Not as a search for the truth, then.


Alfred B. Mittington said...

What? It isn't a plot by the dark forces behind the PP to divert attention away from the Barcenas black money scandal?

Anonymous said...

Colin, All "accidents" have a multitude of causes - Each of which, were it not to have been in place, would have prevented the accident from occurring.

Clearly, this experienced driver was directly in control of the train's speed, so he was a prime cause of the accident. So long as he survives there is little doubt he will be imprisoned for a long time.

Two safety systems are relevant, ETCS for the high speed section and Asfa for the ordinary track.

Q1 How did this Class 730 train interact with these two systems?

Q2 How was the decision made regarding these interactions? Who, where, why, when?

There was an article in the International Railway Journal which purported to answer Q1. It was at but has since been pulled "404 Page not found"

Fortunately I saved a copy. Here it is
"The accident occurred in the transition section between ETCS Level 1, which is used on the 87km Ourense – Santiago high-speed line over which the train had travelled, and the standard Spanish Asfa system used on the conventional network. Santiago is one of dozens of ETCS-Asfa transition points on the Spanish network.

IRJ has learned from a senior source at Renfe that while ETCS is operable on the Ourense – Santiago high-speed line, class 730 sets of the type involved in the derailment operate exclusively on Asfa on this route despite the fact that they are equipped with ETCS. All other passenger trains operating on this line, including the fleet of class 121 Avant emus, operate on ETCS. The reasons for this have not yet been firmly established.

However, the final ETCS balise on the high-speed line, which is situated 4km from the crash site, would only inform the driver that he is exiting an ETCS section, that all automatic driving modes are disabled, and that manual driving mode is active. This means that if ETCS was in use the accident may still have occurred, and any train could in theory enter the 80km/h section at 200km/h. Drivers of Avant trains brake manually on the section where the accident occurred because the driver interface does not display a braking curve in the transition section between ETCS and Afsa.

The train passed Asfa distant signal E7 4km before the derailment, and E7 150m from the crash site.

Both Asfa and the more advanced Asfa Digital are automatic train protection (ATP) systems, but the latter provides the driver with information on braking curves while standard Asfa only triggers an emergency brake application if a signal has been passed at danger. It is unclear at this stage which version of Asfa is installed on the line.

The operation of both systems is linked to the interlockings but not to speed limits, which must be observed by the driver at all times.

This means that when a route is set on a main line with signals showing a green aspect, no command is triggered onboard the train to adjust the speed.

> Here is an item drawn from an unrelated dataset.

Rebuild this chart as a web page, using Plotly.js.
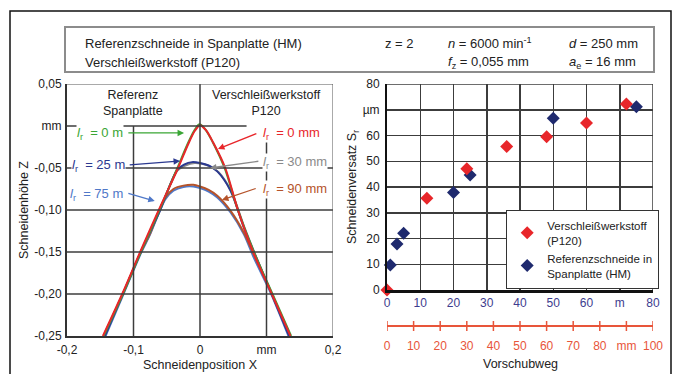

The accident could only have been prevented by the Asfa signal before the curve where the derailment occurred if the following signal, positioned on the approach to Santiago station, was at danger.

The S-bend where the train derailed was intended only as a temporary link between the high-speed line and the conventional network and would have been eliminated by the extension of the high-speed line north towards A Coruña, although these plans have now been deferred.

A second driver was onboard the train, seated in coach 7. In Spain trains normally operate with only one driver in the cab except in the event of an Asfa failure."

The answer to Q2 would require a judge led, independent inquiry. Let's hope Spain can arrange that, in all the political and financial morass she finds herself in. I share your concern.

Best regards Q1-10

Perry said...


The article is still up as at this time.

Anonymous said...

the driver said he thought he was on another part of the journey.

so, I have a question for all the train wizzes out there :)

how do these trains keep track/tell the driver where they are? Do they have a GPS like screen that advances with the track?

thanks for your input! I find it very interesting...

Colin Davies said...

Thanks for all this gentlemen. I think I saw the article a few days ago.

Can't recall offhand the max jail sentence Garzon faces but it's perhaps not as long as some of victims' relations will be expecting/demanding.

I think there's little chance we'll get a quick answer to Q2. It's quite possible the driver will face investigations/trials of 10 years, followed by a sentence of much the same.

Colin Davies said...


Spanish papers talk of the drivers having a route map (presumably in front of them) which informs them of relevant speeds. Don't know if/how this shows any warnings of excess speed.